ELKTON — On May 22, the $7.1-million Harbourview Wastewater Treatment Plant went online as part of the ambitious statewide initiative to improve water quality.
Serving 120 households south of the Chesapeake and Delaware Canal, the new wastewater treatment plant aims not only improve water quality but to also meet mandated nutrient levels entering the Elk River.
“The Harbourview wastewater treatment plant is located in a residential neighborhood, in relatively close proximity to several houses,” said Scott Flanigan, director of Public Works, in a press release from the county. “Unlike the old plant, the new plant’s primary treatment processes are enclosed within a building which should help to control noise and odors.
“That is part of our ongoing effort to be good neighbors to the community.”
Since 1976, the Harbourview plant had been in operation at 79 Dartmouth Road. Modernizing this infrastructure was part of a major statewide investment to meet higher effluent treatment standards in order to reduce pollution in the Chesapeake Bay.
The new Cecil County construction included a membrane bioreactor that removes “significantly more nutrients” than conventional standards from wastewater before treated discharge enters Herring Creek, the county reported in a Tuesday release.
MDE requires that treatment plants with capacities of 500,000 gallons per day or more treat effluent at 3 milligrams per liter of nitrogen and 0.3 milligrams per liter of phosphorous per the “enhanced nutrient removal” (ENR) treatment standards.
In a 2018 interview with the Cecil Whig, Flanigan said that since the Harbourview plant is smaller, the state did not require Cecil County to upgrade. Instead, the county is doing so willingly, the Whig reported.
The new plant is expected to improve discharges into the Chesapeake Bay (by way on the Elk River) by reducing 83 percent of nitrogen and 90 percent of phosphorus.

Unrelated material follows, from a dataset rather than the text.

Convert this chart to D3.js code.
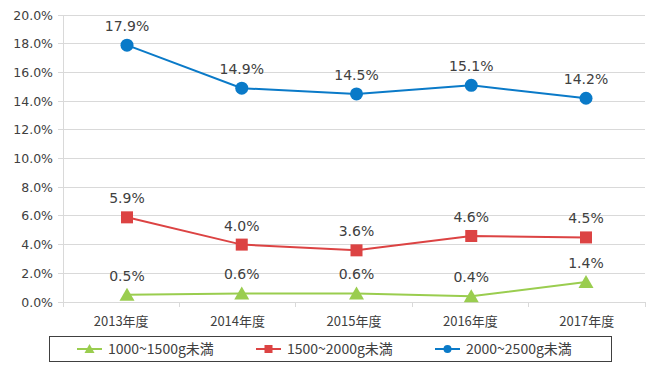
<!DOCTYPE html>
<html><head><meta charset="utf-8">
<script src="https://cdn.jsdelivr.net/npm/d3@7"></script>
<style>body{margin:0;background:#fff}</style>
</head><body>
<script>
const categories = ["2013年度","2014年度","2015年度","2016年度","2017年度"];
const seriesNames = ["1000~1500g未満","1500~2000g未満","2000~2500g未満"];
const green = [0.5, 0.6, 0.6, 0.4, 1.4];
const red = [5.9, 4.0, 3.6, 4.6, 4.5];
const blue = [17.9, 14.9, 14.5, 15.1, 14.2];
const yTicks = [0,2,4,6,8,10,12,14,16,18,20];

(function(){
const W = 661, H = 372;
const svg = d3.select("body").append("svg").attr("width", W).attr("height", H);
const pL = 63, pR = 645, pT = 15, pB = 302;
const fontNum = "DejaVu Sans, Noto Sans CJK JP, sans-serif";
const fontJP = "Noto Sans CJK JP, sans-serif";

const y = d3.scaleLinear().domain([0, 20]).range([pB, pT]);
const xb = d3.scaleBand().domain(categories).range([pL, pR]);
const xp = d3.scalePoint().domain(categories).range([127, 586]);

svg.append("g").selectAll("line").data(yTicks).join("line")
  .attr("x1", pL - 5).attr("x2", pR)
  .attr("y1", d => y(d)).attr("y2", d => y(d))
  .attr("stroke", "#d9d9d9").attr("stroke-width", 1).attr("shape-rendering", "crispEdges");

const yAxis = svg.append("g").attr("transform", `translate(${pL},0)`)
  .call(d3.axisLeft(y).tickValues(yTicks).tickSize(0).tickPadding(10).tickFormat(d => d.toFixed(1) + "%"));
yAxis.select(".domain").attr("stroke", "#d9d9d9").attr("shape-rendering", "crispEdges");
yAxis.selectAll("text").attr("font-family", fontNum).attr("font-size", "12.5px").attr("fill", "#404040");

const xAxis = svg.append("g").attr("transform", `translate(0,${pB})`)
  .call(d3.axisBottom(xb).tickSize(0).tickPadding(15));
xAxis.select(".domain").attr("stroke", "#d9d9d9").attr("shape-rendering", "crispEdges");
xAxis.selectAll("text").attr("font-family", fontJP).attr("font-size", "13px").attr("fill", "#404040");
const edges = categories.map(c => xb(c)).concat([pR]);
svg.append("g").selectAll("line").data(edges).join("line")
  .attr("x1", d => d).attr("x2", d => d).attr("y1", pB).attr("y2", pB + 5)
  .attr("stroke", "#d9d9d9").attr("shape-rendering", "crispEdges");

const series = [
  {name: seriesNames[0], values: green, color: "#9acd4f", shape: "tri"},
  {name: seriesNames[1], values: red, color: "#dc4343", shape: "sq"},
  {name: seriesNames[2], values: blue, color: "#0a7ac8", shape: "circ"}
];

function drawMarker(g, shape, color, cx, cy) {
  if (shape === "circ") g.append("circle").attr("cx", cx).attr("cy", cy).attr("r", 6.5).attr("fill", color);
  else if (shape === "sq") g.append("rect").attr("x", cx - 6).attr("y", cy - 6).attr("width", 12).attr("height", 12).attr("fill", color);
  else g.append("path").attr("d", `M${cx},${cy - 7}L${cx + 7.5},${cy + 6}L${cx - 7.5},${cy + 6}Z`).attr("fill", color);
}

const line = d3.line().x((d, i) => xp(categories[i])).y(d => y(d));
series.forEach(s => {
  svg.append("path").datum(s.values).attr("d", line).attr("fill", "none")
    .attr("stroke", s.color).attr("stroke-width", 2);
  const g = svg.append("g");
  s.values.forEach((v, i) => drawMarker(g, s.shape, s.color, xp(categories[i]), y(v)));
  svg.append("g").selectAll("text").data(s.values).join("text")
    .attr("x", (d, i) => xp(categories[i])).attr("y", d => y(d) - 14)
    .attr("text-anchor", "middle").attr("font-family", fontNum).attr("font-size", "14px")
    .attr("fill", "#404040").text(d => d.toFixed(1) + "%");
});

svg.append("rect").attr("x", 49.5).attr("y", 336.5).attr("width", 562).attr("height", 25)
  .attr("fill", "none").attr("stroke", "#404040").attr("stroke-width", 1);
const legX = [77, 256, 435];
series.forEach((s, i) => {
  const g = svg.append("g");
  g.append("line").attr("x1", legX[i]).attr("x2", legX[i] + 25).attr("y1", 349).attr("y2", 349)
    .attr("stroke", s.color).attr("stroke-width", 2);
  const cx = legX[i] + 12.5;
  if (s.shape === "circ") g.append("circle").attr("cx", cx).attr("cy", 349).attr("r", 4).attr("fill", s.color);
  else if (s.shape === "sq") g.append("rect").attr("x", cx - 4).attr("y", 345).attr("width", 8).attr("height", 8).attr("fill", s.color);
  else g.append("path").attr("d", `M${cx},${344}L${cx + 5},${353}L${cx - 5},${353}Z`).attr("fill", s.color);
  g.append("text").attr("x", legX[i] + 31).attr("y", 354).attr("font-family", fontJP)
    .attr("font-size", "14px").attr("fill", "#404040").text(s.name);
});
})();
</script>
</body></html>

Cecil County’s Harbourview Wastewater Treatment Plant was one of several major projects that received Bay Restoration Funds grants and loans to “help us to green and grow the state’s economy and lead in the race to protect and restore Chesapeake Bay watersheds,” Maryland Environment Secretary Ben Grumbles said at the time the $6.8-million pot was announced.
MDE hopes to reduce 20 million pounds of nitrogen per year and 1 million pounds of phosphorus with these funds. Using enhanced nutrient removal technologies to limit these elements from entering waterways, oxygen levels will be sustained and continue supporting aquatic life. When oxygen levels are decreased by nutrients, life underwater is negatively impacted Once achieved, the expectation is that these plants will reduce one-third of the pollution goal under the Chesapeake Bay 2000 Agreement.
“The previous treatment plant served the Harbourview community for many decades, but it has needed to be replaced for some time now,” said County Executive Alan McCarthy in a press release.
“The new plant is state-of-the-art and will treat the wastewater to a much higher level, which will help to improve the water quality in Herring Creek and, ultimately, the Chesapeake Bay.”